* _GIVEN DATA_

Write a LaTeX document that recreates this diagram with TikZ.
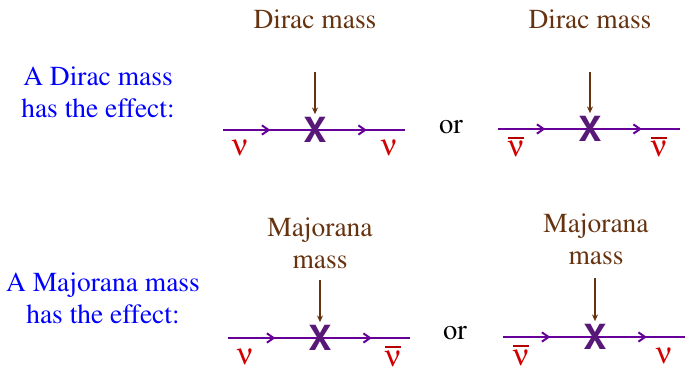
\documentclass[tikz,border=0pt]{standalone}
\usepackage[T1]{fontenc}
\usepackage{mathptmx}
\usepackage{helvet}
\usetikzlibrary{arrows.meta, decorations.markings}
\definecolor{linepurple}{RGB}{102,0,153}
\definecolor{xpurple}{RGB}{88,24,120}
\definecolor{massbrown}{RGB}{102,51,17}
\definecolor{nured}{RGB}{210,0,0}
\definecolor{barred}{RGB}{180,0,0}
\definecolor{effblue}{RGB}{0,0,255}
\newcommand{\nusym}{{\usefont{U}{psy}{m}{n}n}}
\newcommand{\antinu}{\vbox{\color{barred}\hrule height 1.7pt\kern 2pt\hbox{\color{nured}\nusym}}}
\tikzstyle{fermion} = [draw=linepurple, line width=1.5pt, postaction={decorate}, decoration={markings, mark=at position 0.26 with {\arrow{Straight Barb[length=5pt,width=7pt]}}, mark=at position 0.79 with {\arrow{Straight Barb[length=5pt,width=7pt]}}}]
\tikzstyle{massarrow} = [draw=massbrown, line width=1.1pt, -{Stealth[length=5pt,width=4.5pt]}, shorten >=2.5pt]
\tikzstyle{vertex} = [text=xpurple, font=\sffamily\bfseries\fontsize{26}{26}\selectfont, inner sep=0pt]
\tikzstyle{nulabel} = [text=nured, font=\fontsize{23}{23}\selectfont, inner sep=0pt]
\tikzstyle{masslabel} = [text=massbrown, font=\fontsize{20.6}{23.5}\selectfont, align=center, inner sep=0pt, anchor=base]
\tikzstyle{effect} = [text=effblue, font=\fontsize{20.6}{24}\selectfont, align=center, inner sep=0pt, anchor=base]
\tikzstyle{ortext} = [font=\fontsize{21.5}{21.5}\selectfont, inner sep=0pt, anchor=base]

\begin{document}
\begin{tikzpicture}[x=0.75pt,y=-0.75pt]
\useasboundingbox (0,0) rectangle (692,375);

% Dirac mass
\node (dtext) [effect] at (98,117) {A Dirac mass\\has the effect:};
\node (dlabA) [masslabel] at (315,28) {Dirac mass};
\node (dlabB) [masslabel] at (590,28) {Dirac mass};
\node (dor) [ortext] at (451,133) {or};

\coordinate (dAin) at (223,130);
\coordinate (dAout) at (405,130);
\coordinate (dAtop) at (315,72);
\draw [fermion] (dAin) -- (dAout);
\node (dAx) [vertex] at (315,130) {X};
\draw [massarrow] (dAtop) -- (dAx.north);
\node (dAnuin) [nulabel] at (240,148) {\nusym};
\node (dAnuout) [nulabel] at (389,148) {\nusym};

\coordinate (dBin) at (498,129);
\coordinate (dBout) at (680,129);
\coordinate (dBtop) at (590,72);
\draw [fermion] (dBin) -- (dBout);
\node (dBx) [vertex] at (590,129) {X};
\draw [massarrow] (dBtop) -- (dBx.north);
\node (dBnuin) [nulabel] at (516,147) {\antinu};
\node (dBnuout) [nulabel] at (659,147) {\antinu};

% Majorana mass
\node (mtext) [effect] at (103,323) {A Majorana mass\\has the effect:};
\node (mlabA) [masslabel] at (320,268) {Majorana\\mass};
\node (mlabB) [masslabel] at (596,264) {Majorana\\mass};
\node (mor) [ortext] at (455,339) {or};

\coordinate (mAin) at (228,338);
\coordinate (mAout) at (410,338);
\coordinate (mAtop) at (320,280);
\draw [fermion] (mAin) -- (mAout);
\node (mAx) [vertex] at (320,338) {X};
\draw [massarrow] (mAtop) -- (mAx.north);
\node (mAnuin) [nulabel] at (245,357) {\nusym};
\node (mAnuout) [nulabel] at (393,356) {\antinu};

\coordinate (mBin) at (503,337);
\coordinate (mBout) at (685,337);
\coordinate (mBtop) at (595,278);
\draw [fermion] (mBin) -- (mBout);
\node (mBx) [vertex] at (595,337) {X};
\draw [massarrow] (mBtop) -- (mBx.north);
\node (mBnuin) [nulabel] at (521,355) {\antinu};
\node (mBnuout) [nulabel] at (664,356) {\nusym};

\end{tikzpicture}
\end{document}
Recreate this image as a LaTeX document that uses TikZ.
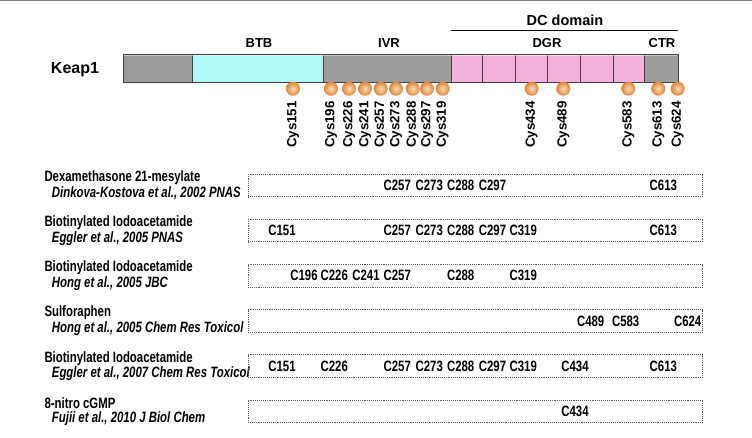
\documentclass[tikz,border=0pt]{standalone}
\usepackage{fontspec}
\setmainfont{Liberation Sans}
\newfontfamily\condfont[FakeStretch=0.76]{Liberation Sans}
\usepackage{xcolor}
\usetikzlibrary{calc}

\definecolor{keapgray}{RGB}{156,156,156}
\definecolor{btbcyan}{RGB}{176,248,248}
\definecolor{dgrpink}{RGB}{246,178,222}
\definecolor{ballhi}{RGB}{252,222,184}
\definecolor{balledge}{RGB}{222,132,58}

\tikzset{
  seg/.style={draw=black!75,line width=0.8pt},
  dom/.style={inner sep=0pt,font=\bfseries\fontsize{13}{15}\selectfont},
  cysball/.style={circle,inner sep=0pt,minimum size=14pt,shading=radial,inner color=ballhi,outer color=balledge},
  cyslab/.style={rotate=90,anchor=east,inner sep=0pt,font=\bfseries\fontsize{13.3}{15}\selectfont},
  agent/.style={anchor=west,inner sep=0pt,font=\condfont\bfseries\fontsize{15}{17}\selectfont},
  ref/.style={anchor=west,inner sep=0pt,font=\condfont\bfseries\itshape\fontsize{15}{17}\selectfont},
  rowbox/.style={draw=black!65,densely dotted,line width=0.9pt,minimum width=454.5pt,minimum height=22.5pt,inner sep=0pt},
  site/.style={inner sep=0pt,font=\condfont\bfseries\fontsize{15}{17}\selectfont}
}

\begin{document}
\begin{tikzpicture}[x=1pt,y=-1pt]
  \useasboundingbox (0,0) rectangle (752,437);
  % frame edge
  \coordinate (tl) at (0,0.6);
  \coordinate (tr) at (752,0.6);
  \draw[black!50,line width=1.2pt] (tl) -- (tr);

  % Keap1 bar
  \node[inner sep=0pt,font=\bfseries\fontsize{16}{18}\selectfont] (keap) at (75,70) {Keap1};
  \draw[seg,fill=keapgray] (123.3,54) rectangle (192.3,82.7);
  \draw[seg,fill=btbcyan] (192.3,54) rectangle (323.3,82.7);
  \draw[seg,fill=keapgray] (323.3,54) rectangle (451,82.7);
  \draw[seg,fill=dgrpink] (451,54) rectangle (482.5,82.7);
  \draw[seg,fill=dgrpink] (482.5,54) rectangle (515,82.7);
  \draw[seg,fill=dgrpink] (515,54) rectangle (547.7,82.7);
  \draw[seg,fill=dgrpink] (547.7,54) rectangle (580,82.7);
  \draw[seg,fill=dgrpink] (580,54) rectangle (613.3,82.7);
  \draw[seg,fill=dgrpink] (613.3,54) rectangle (644.3,82.7);
  \draw[seg,fill=keapgray] (644.3,54) rectangle (678.3,82.7);
  \draw[white,opacity=0.45,line width=1pt] (124.3,55.5) -- (677.3,55.5);

  % domains
  \node[dom] (btb) at (259,43) {BTB};
  \node[dom] (ivr) at (389,43) {IVR};
  \node[dom] (dgr) at (547,43) {DGR};
  \node[dom] (ctr) at (662,43) {CTR};
  \node[dom,font=\bfseries\fontsize{14.5}{16}\selectfont] (dc) at (565,20) {DC domain};
  \coordinate (dcl) at (451,30.7);
  \coordinate (dcr) at (678.3,30.7);
  \draw[line width=1.5pt] (dcl) -- (dcr);

  % cysteines
  \node[cysball] (b151) at (293,88.7) {};
  \node[cysball] (b196) at (331,88.7) {};
  \node[cysball] (b226) at (349,88.7) {};
  \node[cysball] (b241) at (365,88.7) {};
  \node[cysball] (b257) at (380.7,88.7) {};
  \node[cysball] (b273) at (396,88.7) {};
  \node[cysball] (b288) at (412.7,88.7) {};
  \node[cysball] (b297) at (427,88.7) {};
  \node[cysball] (b319) at (442.7,88.7) {};
  \node[cysball] (b434) at (531.7,88.7) {};
  \node[cysball] (b489) at (563.3,88.7) {};
  \node[cysball] (b583) at (628.3,88.7) {};
  \node[cysball] (b613) at (658.3,88.7) {};
  \node[cysball] (b624) at (677.7,88.7) {};

  \node[cyslab] (l151) at (293,101) {Cys151};
  \node[cyslab] (l196) at (331,101) {Cys196};
  \node[cyslab] (l226) at (349,101) {Cys226};
  \node[cyslab] (l241) at (365,101) {Cys241};
  \node[cyslab] (l257) at (380.7,101) {Cys257};
  \node[cyslab] (l273) at (396,101) {Cys273};
  \node[cyslab] (l288) at (412.7,101) {Cys288};
  \node[cyslab] (l297) at (427,101) {Cys297};
  \node[cyslab] (l319) at (442.7,101) {Cys319};
  \node[cyslab] (l434) at (531.7,101) {Cys434};
  \node[cyslab] (l489) at (563.3,101) {Cys489};
  \node[cyslab] (l583) at (628.3,101) {Cys583};
  \node[cyslab] (l613) at (658.3,101) {Cys613};
  \node[cyslab] (l624) at (677.7,101) {Cys624};

  % row 1
  \node[agent] (a1) at (44.3,177.7) {Dexamethasone 21-mesylate};
  \node[ref] (f1) at (51.7,193.3) {Dinkova-Kostova et al., 2002 PNAS};
  \node[rowbox] (box1) at (475.3,185.5) {};
  \node[site] (r1c257) at (397.3,185.5) {C257};
  \node[site] (r1c273) at (429.3,185.5) {C273};
  \node[site] (r1c288) at (460.7,185.5) {C288};
  \node[site] (r1c297) at (492.5,185.5) {C297};
  \node[site] (r1c613) at (663.3,185.5) {C613};

  % row 2
  \node[agent] (a2) at (44.3,222.8) {Biotinylated Iodoacetamide};
  \node[ref] (f2) at (51.7,238.4) {Eggler et al., 2005 PNAS};
  \node[rowbox] (box2) at (475.3,230.6) {};
  \node[site] (r2c151) at (282,230.6) {C151};
  \node[site] (r2c257) at (397.3,230.6) {C257};
  \node[site] (r2c273) at (429.3,230.6) {C273};
  \node[site] (r2c288) at (460.7,230.6) {C288};
  \node[site] (r2c297) at (492.5,230.6) {C297};
  \node[site] (r2c319) at (523.3,230.6) {C319};
  \node[site] (r2c613) at (663.3,230.6) {C613};

  % row 3
  \node[agent] (a3) at (44.3,268) {Biotinylated Iodoacetamide};
  \node[ref] (f3) at (51.7,283.6) {Hong et al., 2005 JBC};
  \node[rowbox] (box3) at (475.3,275.8) {};
  \node[site] (r3c196) at (304,275.8) {C196};
  \node[site] (r3c226) at (334.3,275.8) {C226};
  \node[site] (r3c241) at (366,275.8) {C241};
  \node[site] (r3c257) at (397.3,275.8) {C257};
  \node[site] (r3c288) at (460.7,275.8) {C288};
  \node[site] (r3c319) at (523.3,275.8) {C319};

  % row 4
  \node[agent] (a4) at (44.3,313.1) {Sulforaphen};
  \node[ref] (f4) at (51.7,328.7) {Hong et al., 2005 Chem Res Toxicol};
  \node[rowbox] (box4) at (475.3,320.9) {};
  \node[site] (r4c489) at (590.7,320.9) {C489};
  \node[site] (r4c583) at (625.7,320.9) {C583};
  \node[site] (r4c624) at (687.7,320.9) {C624};

  % row 5
  \node[agent] (a5) at (44.3,358.3) {Biotinylated Iodoacetamide};
  \node[ref] (f5) at (51.7,373.9) {Eggler et al., 2007 Chem Res Toxicol};
  \node[rowbox] (box5) at (475.3,366.1) {};
  \node[site] (r5c151) at (282,366.1) {C151};
  \node[site] (r5c226) at (334.3,366.1) {C226};
  \node[site] (r5c257) at (397.3,366.1) {C257};
  \node[site] (r5c273) at (429.3,366.1) {C273};
  \node[site] (r5c288) at (460.7,366.1) {C288};
  \node[site] (r5c297) at (492.5,366.1) {C297};
  \node[site] (r5c319) at (523.3,366.1) {C319};
  \node[site] (r5c434) at (575,366.1) {C434};
  \node[site] (r5c613) at (663.3,366.1) {C613};

  % row 6
  \node[agent] (a6) at (44.3,403.4) {8-nitro cGMP};
  \node[ref] (f6) at (51.7,419) {Fujii et al., 2010 J Biol Chem};
  \node[rowbox] (box6) at (475.3,411.2) {};
  \node[site] (r6c434) at (575,411.2) {C434};
\end{tikzpicture}
\end{document}
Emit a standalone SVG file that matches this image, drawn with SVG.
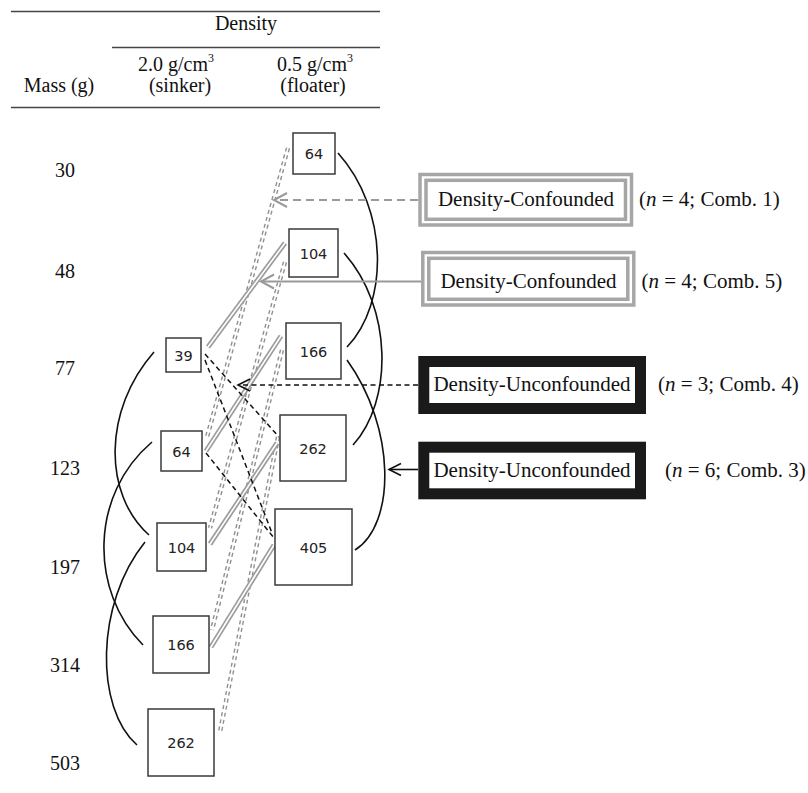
<svg xmlns="http://www.w3.org/2000/svg" width="808" height="793" viewBox="0 0 808 793">
<defs>
<style>
.box{fill:#fff;stroke:#3a3a3a;stroke-width:1.5}
.num{font-family:"DejaVu Sans",sans-serif;font-size:14.5px;text-anchor:middle;fill:#222}
.lbl{font-family:"Liberation Serif","Times New Roman",serif;font-size:20px;fill:#111}
.mid{text-anchor:middle}
.big{font-size:21px}
.rule{stroke:#444;stroke-width:1.3}
.curve{fill:none;stroke:#111;stroke-width:1.6}
.ddo{fill:none;stroke:#8f8f8f;stroke-width:4.4;stroke-dasharray:4 3.2}
.ddi{fill:none;stroke:#fff;stroke-width:1.6}
.dso{fill:none;stroke:#9c9c9c;stroke-width:5}
.dsi{fill:none;stroke:#fff;stroke-width:1.6}
.bd{fill:none;stroke:#111;stroke-width:1.5;stroke-dasharray:5 3.5}
.gdash{fill:none;stroke:#9a9a9a;stroke-width:2;stroke-dasharray:8 5}
.gsol{fill:none;stroke:#9a9a9a;stroke-width:2}
.kdash{fill:none;stroke:#111;stroke-width:1.6;stroke-dasharray:5 3.5}
.ksol{fill:none;stroke:#111;stroke-width:1.6}
.cf{fill:none;stroke:#a6a6a6;stroke-width:3.5}
.uc{fill:#fff;stroke:#1a1a1a;stroke-width:11}
</style>
<marker id="ag" markerUnits="userSpaceOnUse" markerWidth="20" markerHeight="20" refX="0" refY="0" viewBox="-14 -10 16 20" orient="auto">
<path d="M-13,-7 L0,0 L-13,7" fill="none" stroke="#9a9a9a" stroke-width="2"/>
</marker>
<marker id="ak" markerUnits="userSpaceOnUse" markerWidth="20" markerHeight="20" refX="0" refY="0" viewBox="-14 -10 16 20" orient="auto">
<path d="M-12,-6 L0,0 L-12,6" fill="none" stroke="#111" stroke-width="1.6"/>
</marker>
</defs>
<rect width="808" height="793" fill="#fff"/>

<g id="header">
<line class="rule" x1="11" y1="11.5" x2="380" y2="11.5"/>
<line class="rule" x1="112" y1="47.5" x2="380" y2="47.5"/>
<line class="rule" x1="11" y1="107.5" x2="380" y2="107.5"/>
<text class="lbl mid" x="246" y="30">Density</text>
<text class="lbl mid" x="176" y="71">2.0 g/cm<tspan font-size="12" dy="-9">3</tspan></text>
<text class="lbl mid" x="180" y="92">(sinker)</text>
<text class="lbl mid" x="315" y="71">0.5 g/cm<tspan font-size="12" dy="-9">3</tspan></text>
<text class="lbl mid" x="313" y="92">(floater)</text>
<text class="lbl mid" x="59" y="92">Mass (g)</text>
</g>

<g id="mass-labels">
<text class="lbl mid" x="65" y="177">30</text>
<text class="lbl mid" x="65" y="278">48</text>
<text class="lbl mid" x="65" y="375">77</text>
<text class="lbl mid" x="65" y="475">123</text>
<text class="lbl mid" x="65" y="574">197</text>
<text class="lbl mid" x="65" y="672">314</text>
<text class="lbl mid" x="65" y="770">503</text>
</g>

<g id="connectors">
<path class="ddo" d="M288,148 L207,437"/><path class="ddi" d="M288,148 L207,437"/>
<path class="ddo" d="M285,262 L210,528"/><path class="ddi" d="M285,262 L210,528"/>
<path class="ddo" d="M282,350 L212,630"/><path class="ddi" d="M282,350 L212,630"/>
<path class="ddo" d="M278,437 L220,732"/><path class="ddi" d="M278,437 L220,732"/>
<path class="dso" d="M285,243 L208,347"/><path class="dsi" d="M285,243 L208,347"/>
<path class="dso" d="M281,336 L206,451"/><path class="dsi" d="M281,336 L206,451"/>
<path class="dso" d="M277,443 L210,544"/><path class="dsi" d="M277,443 L210,544"/>
<path class="dso" d="M274,545 L211,647"/><path class="dsi" d="M274,545 L211,647"/>
<path class="bd" d="M205,354 L279,437"/>
<path class="bd" d="M205,360 L272,533"/>
<path class="bd" d="M206,453 L274,538"/>
<path class="curve" d="M154,352 C103,410 103,494 149,535"/>
<path class="curve" d="M152,442 C89.5,495 89.5,591 143,645"/>
<path class="curve" d="M145,542 C95,604 95,708 137,745"/>
<path class="curve" d="M338,153 C389,210 389,303 347,347"/>
<path class="curve" d="M344,253 C393,308 393,401 353,445"/>
<path class="curve" d="M347,360 C396,428 396,524 355,550"/>
<path class="gdash" d="M418,200 L274,200" marker-end="url(#ag)"/>
<path class="gsol" d="M421,281.5 L261,281.5" marker-end="url(#ag)"/>
<path class="kdash" d="M418,385 L238,385" marker-end="url(#ak)"/>
<path class="ksol" d="M418,469.5 L389,469.5" marker-end="url(#ak)"/>
</g>

<g id="floater-64"><rect class="box" x="293" y="133" width="42" height="41"/><text class="num" x="314" y="159">64</text></g>
<g id="floater-104"><rect class="box" x="289" y="229" width="49" height="48"/><text class="num" x="313.5" y="258.5">104</text></g>
<g id="floater-166"><rect class="box" x="286" y="323" width="55" height="56"/><text class="num" x="313.5" y="356.5">166</text></g>
<g id="floater-262"><rect class="box" x="280" y="415" width="66" height="66"/><text class="num" x="313" y="453.5">262</text></g>
<g id="floater-405"><rect class="box" x="275" y="509" width="77" height="76"/><text class="num" x="313.5" y="552.5">405</text></g>

<g id="sinker-39"><rect class="box" x="166" y="338" width="35" height="34"/><text class="num" x="183.5" y="360.5">39</text></g>
<g id="sinker-64"><rect class="box" x="161" y="431" width="41" height="40"/><text class="num" x="181.5" y="456.5">64</text></g>
<g id="sinker-104"><rect class="box" x="157" y="523" width="49" height="48"/><text class="num" x="181.5" y="552.5">104</text></g>
<g id="sinker-166"><rect class="box" x="153" y="616" width="56" height="57"/><text class="num" x="181" y="650">166</text></g>
<g id="sinker-262"><rect class="box" x="148" y="709" width="66" height="67"/><text class="num" x="181" y="748">262</text></g>

<g id="label-comb1">
<rect class="cf" x="420" y="174.5" width="211.5" height="50.5"/>
<rect class="cf" x="426" y="180.3" width="199.5" height="39"/>
<text class="lbl big mid" x="526" y="206">Density-Confounded</text>
<text class="lbl big" x="639" y="206">(<tspan font-style="italic">n</tspan> = 4; Comb. 1)</text>
</g>
<g id="label-comb5">
<rect class="cf" x="422.8" y="252.5" width="211" height="52.5"/>
<rect class="cf" x="428.8" y="258.3" width="199" height="41"/>
<text class="lbl big mid" x="528.5" y="288">Density-Confounded</text>
<text class="lbl big" x="641.5" y="288">(<tspan font-style="italic">n</tspan> = 4; Comb. 5)</text>
</g>
<g id="label-comb4">
<rect class="uc" x="423.8" y="361.5" width="216.7" height="47"/>
<text class="lbl big mid" x="532" y="391">Density-Unconfounded</text>
<text class="lbl big" x="658" y="391">(<tspan font-style="italic">n</tspan> = 3; Comb. 4)</text>
</g>
<g id="label-comb3">
<rect class="uc" x="423.8" y="447.2" width="216.7" height="46.6"/>
<text class="lbl big mid" x="532" y="477">Density-Unconfounded</text>
<text class="lbl big" x="665" y="477">(<tspan font-style="italic">n</tspan> = 6; Comb. 3)</text>
</g>
</svg>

* _THE PROBLEM_
Looking at the material above, count the lines containing the string "this" and reply with the count alone.

* _SOLUTION BELOW_
3